• **What is required**
Leaving out the pictures, transcribe all of the records faithfully.

------------------------------------------------------------------------

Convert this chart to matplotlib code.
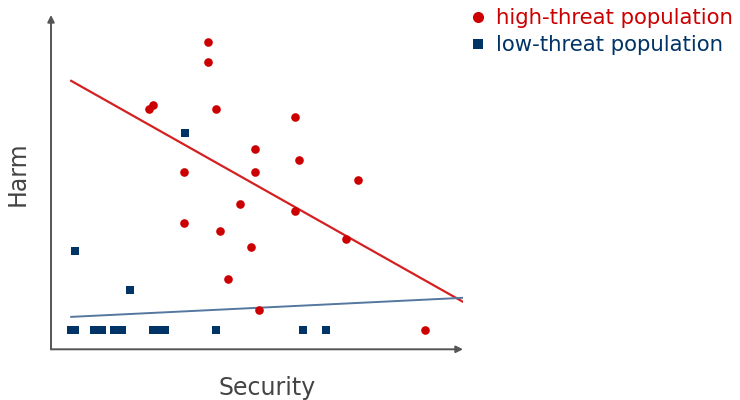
import matplotlib
matplotlib.use("Agg")
import matplotlib.pyplot as plt
from matplotlib.lines import Line2D

# high-threat population (security, harm)
high_x = [3.82, 3.82, 2.38, 2.48, 4.00, 5.92, 4.96, 6.01, 3.24, 4.96,
          7.44, 4.58, 5.92, 3.24, 4.10, 7.15, 4.86, 4.30, 5.06, 9.07]
high_y = [9.18, 8.59, 7.19, 7.30, 7.19, 6.95, 6.00, 5.65, 5.29, 5.29,
          5.06, 4.36, 4.13, 3.77, 3.53, 3.30, 3.06, 2.11, 1.18, 0.58]

# low-threat population
low_x = [3.25, 0.58, 1.92, 0.49, 0.58, 1.04, 1.24, 1.53, 1.72,
         2.48, 2.62, 2.77, 4.00, 6.12, 6.67]
low_y = [6.46, 2.94, 1.76, 0.59, 0.59, 0.59, 0.59, 0.59, 0.59,
         0.59, 0.59, 0.59, 0.59, 0.59, 0.59]

# trend lines (start, end)
trend_x = [0.49, 10.0]
high_trend = [8.03, 1.42]
low_trend = [0.97, 1.54]

red = '#cc0000'
blue = '#003366'
axis_col = '#555555'

fig = plt.figure(figsize=(7.4, 4), dpi=100)
ax = fig.add_axes([51/740, 1-349.3/400, 412/740, 334.3/400])
ax.set_xlim(0, 10)
ax.set_ylim(0, 10)
ax.axis('off')

ax.plot(trend_x, high_trend, color='#d42020', lw=1.6, zorder=2)
ax.plot(trend_x, low_trend, color='#5577a0', lw=1.4, zorder=2)
ax.plot(high_x, high_y, 'o', color=red, ms=6.2, mew=0, zorder=3, clip_on=False)
ax.plot(low_x, low_y, 's', color=blue, ms=6, mew=0, zorder=3, clip_on=False)

arrow = dict(arrowstyle='-|>', color=axis_col, lw=1.4, mutation_scale=10,
             shrinkA=0, shrinkB=0)
ax.annotate('', xy=(10, 0), xytext=(0, 0), arrowprops=arrow, annotation_clip=False)
ax.annotate('', xy=(0, 10), xytext=(0, 0), arrowprops=arrow, annotation_clip=False)

fig.text(267/740, 1-388/400, 'Security', fontsize=17, color='#444444',
         ha='center', va='center')
fig.text(18/740, 1-174/400, 'Harm', fontsize=17, color='#444444',
         ha='center', va='center', rotation=90)

handles = [Line2D([], [], ls='', marker='o', color=red, ms=8, mew=0),
           Line2D([], [], ls='', marker='s', color=blue, ms=7, mew=0)]
fig.legend(handles, ['high-threat population', 'low-threat population'],
           loc='upper left', bbox_to_anchor=(469/740, 1-8/400), frameon=False,
           fontsize=15.3, handlelength=0.8, handletextpad=0.45, borderpad=0,
           borderaxespad=0, labelspacing=0.35, labelcolor=[red, blue])

fig.savefig('out.png', dpi=100)
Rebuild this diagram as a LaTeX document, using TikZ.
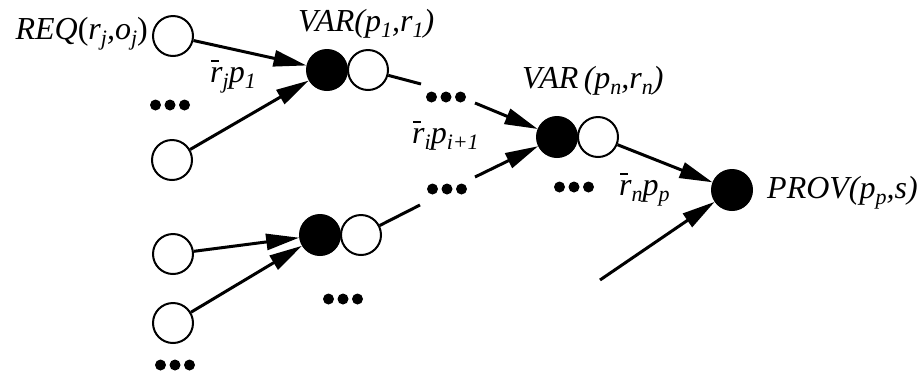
\documentclass[tikz,border=0pt]{standalone}
\usepackage{fontspec}
\setmainfont{Liberation Serif}
\usetikzlibrary{arrows.meta}
\newcommand\rb{\makebox[0pt][l]{\kern0.03em\rule[0.62em]{0.26em}{0.065em}}r}
\newcommand\sbs[1]{\raisebox{-0.2em}{\fontsize{22}{24}\selectfont #1}}
\tikzset{
  wc/.style={circle,draw,line width=2pt,minimum size=40pt,inner sep=0pt,fill=white},
  bc/.style={circle,draw,fill=black,line width=1pt,minimum size=41pt,inner sep=0pt},
  arr/.style={line width=3pt,-{Triangle[length=33pt,width=16pt]}},
  ln/.style={line width=3pt},
  lab/.style={inner sep=0pt,font=\fontsize{32}{38}\selectfont\itshape},
  threedots/.pic={\foreach \dx in {-14.5,0,14.5} \fill (\dx,0) circle[radius=5.5];}
}
\begin{document}
\begin{tikzpicture}[x=1pt,y=-1pt]
\useasboundingbox (0,0) rectangle (917,376);
% circles
\node[wc] (req) at (173,36) {};
\node[wc] (a2) at (172,160) {};
\node[bc] (b1) at (327,70) {};
\node[wc] (w1) at (368,70) {};
\node[wc] (c1) at (173,254) {};
\node[wc] (c2) at (173,323) {};
\node[bc] (b2) at (320,235) {};
\node[wc] (w2) at (361,235) {};
\node[bc] (bn) at (557,137) {};
\node[wc] (wn) at (598,137) {};
\node[bc] (prov) at (732,190) {};
% free ends
\coordinate (m1) at (421,84);
\coordinate (m2) at (475,103);
\coordinate (m3) at (420,205);
\coordinate (m4) at (475,177);
\coordinate (s) at (600,280);
% connectors
\draw[arr] (req) -- (b1);
\draw[arr] (a2) -- (b1);
\draw[ln] (w1) -- (m1);
\draw[arr] (m2) -- (bn);
\draw[ln] (w2) -- (m3);
\draw[arr] (m4) -- (bn);
\draw[arr] (c1) -- (b2);
\draw[arr] (c2) -- (b2);
\draw[arr] (wn) -- (prov);
\draw[arr] (s) -- (prov);
% dots
\pic at (170,105) {threedots};
\pic at (446,97) {threedots};
\pic at (447,189) {threedots};
\pic at (574,187) {threedots};
\pic at (343,299) {threedots};
\pic at (175,365) {threedots};
% labels
\node[lab,anchor=base east] (lreq) at (148,39) {REQ{\upshape(}r\sbs{j},o\sbs{j}{\upshape)}};
\node[lab,anchor=base west] (lv1) at (298,31) {VAR(p\sbs{1},r\sbs{1})};
\node[lab,anchor=base west] (lrj) at (210,82) {\rb\sbs{j}p\sbs{1}};
\node[lab,anchor=base west] (lvn) at (522,88) {VAR\,(p\sbs{n},r\sbs{n})};
\node[lab,anchor=base west] (lri) at (412,143) {\rb\sbs{i}p\sbs{i+1}};
\node[lab,anchor=base west] (lrn) at (619,195) {\rb\sbs{n}p\sbs{p}};
\node[lab,anchor=base west] (lprov) at (767,198) {PROV(p\sbs{p},s)};
\end{tikzpicture}
\end{document}
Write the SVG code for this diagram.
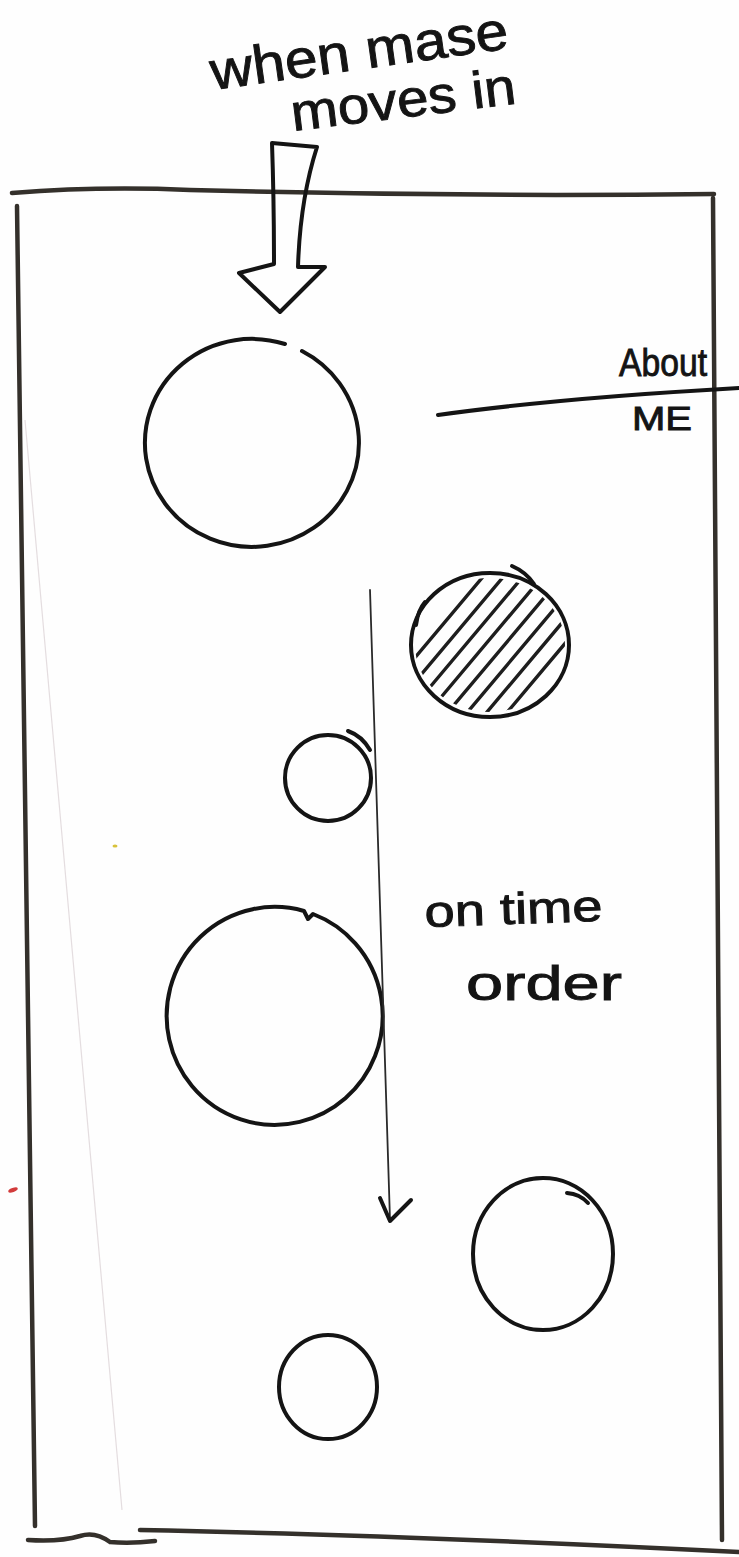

------------------------------------------------------------------------

• **Correct output**
Convert this chart to matplotlib code.
import matplotlib
matplotlib.use("Agg")
import matplotlib.pyplot as plt
from matplotlib.lines import Line2D

# high-threat population (security, harm)
high_x = [3.82, 3.82, 2.38, 2.48, 4.00, 5.92, 4.96, 6.01, 3.24, 4.96,
          7.44, 4.58, 5.92, 3.24, 4.10, 7.15, 4.86, 4.30, 5.06, 9.07]
high_y = [9.18, 8.59, 7.19, 7.30, 7.19, 6.95, 6.00, 5.65, 5.29, 5.29,
          5.06, 4.36, 4.13, 3.77, 3.53, 3.30, 3.06, 2.11, 1.18, 0.58]

# low-threat population
low_x = [3.25, 0.58, 1.92, 0.49, 0.58, 1.04, 1.24, 1.53, 1.72,
         2.48, 2.62, 2.77, 4.00, 6.12, 6.67]
low_y = [6.46, 2.94, 1.76, 0.59, 0.59, 0.59, 0.59, 0.59, 0.59,
         0.59, 0.59, 0.59, 0.59, 0.59, 0.59]

# trend lines (start, end)
trend_x = [0.49, 10.0]
high_trend = [8.03, 1.42]
low_trend = [0.97, 1.54]

red = '#cc0000'
blue = '#003366'
axis_col = '#555555'

fig = plt.figure(figsize=(7.4, 4), dpi=100)
ax = fig.add_axes([51/740, 1-349.3/400, 412/740, 334.3/400])
ax.set_xlim(0, 10)
ax.set_ylim(0, 10)
ax.axis('off')

ax.plot(trend_x, high_trend, color='#d42020', lw=1.6, zorder=2)
ax.plot(trend_x, low_trend, color='#5577a0', lw=1.4, zorder=2)
ax.plot(high_x, high_y, 'o', color=red, ms=6.2, mew=0, zorder=3, clip_on=False)
ax.plot(low_x, low_y, 's', color=blue, ms=6, mew=0, zorder=3, clip_on=False)

arrow = dict(arrowstyle='-|>', color=axis_col, lw=1.4, mutation_scale=10,
             shrinkA=0, shrinkB=0)
ax.annotate('', xy=(10, 0), xytext=(0, 0), arrowprops=arrow, annotation_clip=False)
ax.annotate('', xy=(0, 10), xytext=(0, 0), arrowprops=arrow, annotation_clip=False)

fig.text(267/740, 1-388/400, 'Security', fontsize=17, color='#444444',
         ha='center', va='center')
fig.text(18/740, 1-174/400, 'Harm', fontsize=17, color='#444444',
         ha='center', va='center', rotation=90)

handles = [Line2D([], [], ls='', marker='o', color=red, ms=8, mew=0),
           Line2D([], [], ls='', marker='s', color=blue, ms=7, mew=0)]
fig.legend(handles, ['high-threat population', 'low-threat population'],
           loc='upper left', bbox_to_anchor=(469/740, 1-8/400), frameon=False,
           fontsize=15.3, handlelength=0.8, handletextpad=0.45, borderpad=0,
           borderaxespad=0, labelspacing=0.35, labelcolor=[red, blue])

fig.savefig('out.png', dpi=100)
Rebuild this diagram as a LaTeX document, using TikZ.
\documentclass[tikz,border=0pt]{standalone}
\usepackage{fontspec}
\setmainfont{Liberation Serif}
\usetikzlibrary{arrows.meta}
\newcommand\rb{\makebox[0pt][l]{\kern0.03em\rule[0.62em]{0.26em}{0.065em}}r}
\newcommand\sbs[1]{\raisebox{-0.2em}{\fontsize{22}{24}\selectfont #1}}
\tikzset{
  wc/.style={circle,draw,line width=2pt,minimum size=40pt,inner sep=0pt,fill=white},
  bc/.style={circle,draw,fill=black,line width=1pt,minimum size=41pt,inner sep=0pt},
  arr/.style={line width=3pt,-{Triangle[length=33pt,width=16pt]}},
  ln/.style={line width=3pt},
  lab/.style={inner sep=0pt,font=\fontsize{32}{38}\selectfont\itshape},
  threedots/.pic={\foreach \dx in {-14.5,0,14.5} \fill (\dx,0) circle[radius=5.5];}
}
\begin{document}
\begin{tikzpicture}[x=1pt,y=-1pt]
\useasboundingbox (0,0) rectangle (917,376);
% circles
\node[wc] (req) at (173,36) {};
\node[wc] (a2) at (172,160) {};
\node[bc] (b1) at (327,70) {};
\node[wc] (w1) at (368,70) {};
\node[wc] (c1) at (173,254) {};
\node[wc] (c2) at (173,323) {};
\node[bc] (b2) at (320,235) {};
\node[wc] (w2) at (361,235) {};
\node[bc] (bn) at (557,137) {};
\node[wc] (wn) at (598,137) {};
\node[bc] (prov) at (732,190) {};
% free ends
\coordinate (m1) at (421,84);
\coordinate (m2) at (475,103);
\coordinate (m3) at (420,205);
\coordinate (m4) at (475,177);
\coordinate (s) at (600,280);
% connectors
\draw[arr] (req) -- (b1);
\draw[arr] (a2) -- (b1);
\draw[ln] (w1) -- (m1);
\draw[arr] (m2) -- (bn);
\draw[ln] (w2) -- (m3);
\draw[arr] (m4) -- (bn);
\draw[arr] (c1) -- (b2);
\draw[arr] (c2) -- (b2);
\draw[arr] (wn) -- (prov);
\draw[arr] (s) -- (prov);
% dots
\pic at (170,105) {threedots};
\pic at (446,97) {threedots};
\pic at (447,189) {threedots};
\pic at (574,187) {threedots};
\pic at (343,299) {threedots};
\pic at (175,365) {threedots};
% labels
\node[lab,anchor=base east] (lreq) at (148,39) {REQ{\upshape(}r\sbs{j},o\sbs{j}{\upshape)}};
\node[lab,anchor=base west] (lv1) at (298,31) {VAR(p\sbs{1},r\sbs{1})};
\node[lab,anchor=base west] (lrj) at (210,82) {\rb\sbs{j}p\sbs{1}};
\node[lab,anchor=base west] (lvn) at (522,88) {VAR\,(p\sbs{n},r\sbs{n})};
\node[lab,anchor=base west] (lri) at (412,143) {\rb\sbs{i}p\sbs{i+1}};
\node[lab,anchor=base west] (lrn) at (619,195) {\rb\sbs{n}p\sbs{p}};
\node[lab,anchor=base west] (lprov) at (767,198) {PROV(p\sbs{p},s)};
\end{tikzpicture}
\end{document}
Write the SVG code for this diagram.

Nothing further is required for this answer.